I know it's probably not terribly nice to point out egregious cases of thoughtlessness, but someone linked to this as an example of why databases should just store data.
The thesis seems to be that FK and unique constraints shouldn't be in the database. Despite the fact that this was posted just a few days ago (this time I double-checked), this is an old idea. Why on earth does this foolish idea propogate? Are people not reading CJ Date and other authors? Are they not being taught the rules of normalization and, more importantly, why those rules are there? There are plenty of reasons why one needs to break rules but to break rules without understanding why is foolishness. Worse, the author of that link is trying to convince others to break rules the author doesn't understand.
This debate is as silly as the structured programming or goto debates. How is it that we still have developers who can't understand the benefits of data integrity? Of course, if I were ever to interview this person and not hire them on this basis, they would turn around and accuse me of "having drunk the Kool-Aid" or something similar and considered that a rational argument.

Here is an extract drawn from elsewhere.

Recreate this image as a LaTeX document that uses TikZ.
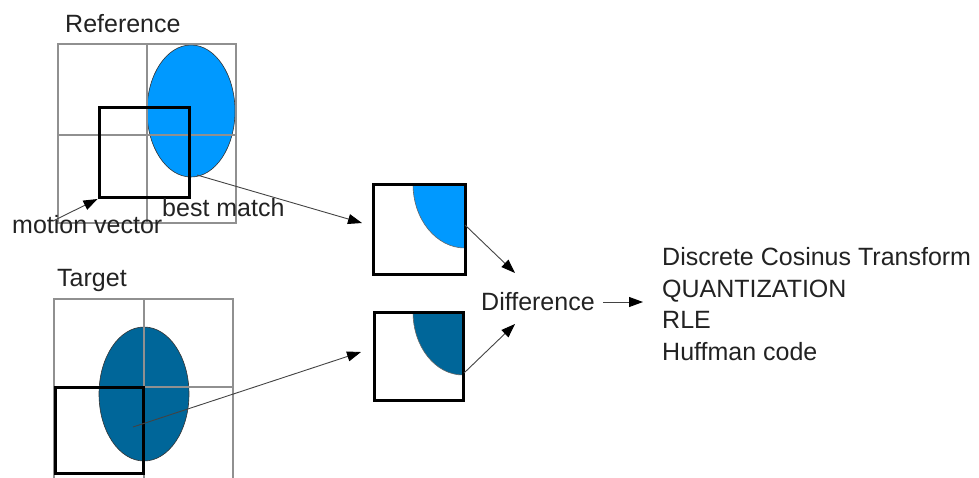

If you have one and only one (small) app that will ever write to the database, those constraints may never be noticed. It's sort of like omitting "strict" in a small script. However, once you have other apps or developers writing to a database, then those constraints will save your job or -- perversely -- lack of them may save your job as you take the unethical road to job security. Of course, "other developers writing to the database" might mean you next year when you've forgotten the code. Or if you're writing large-scale software for an application that requires five nines, no one wants to hear your excuse about why you didn't use FK constraints.
Naturally, as any good debater, the author addressed the issue of others writing to the database. I've no need to comment on it. It mocks itself.
As for the ongoing ‘the sky is falling’ discussion about what if some other device accesses the RDBMS, it’s the same dilemma as ‘what if some other person accesses our document, and starts changing it?’ There are ways to manage that. Yes, we’re always exposed, always vulnerable to all kinds of attacks, but that’s how life is. You should start getting used to it by now.
OK, OK, maybe I have no need to comment on it, but I will: oh no, oh no! We can't protect ourselves so we shouldn't try!
You know what, though? I used to be where that author is. It's a stage most of us go through and the fact that he tries to think about these things is a good sign. Maybe I would hire him -- next year.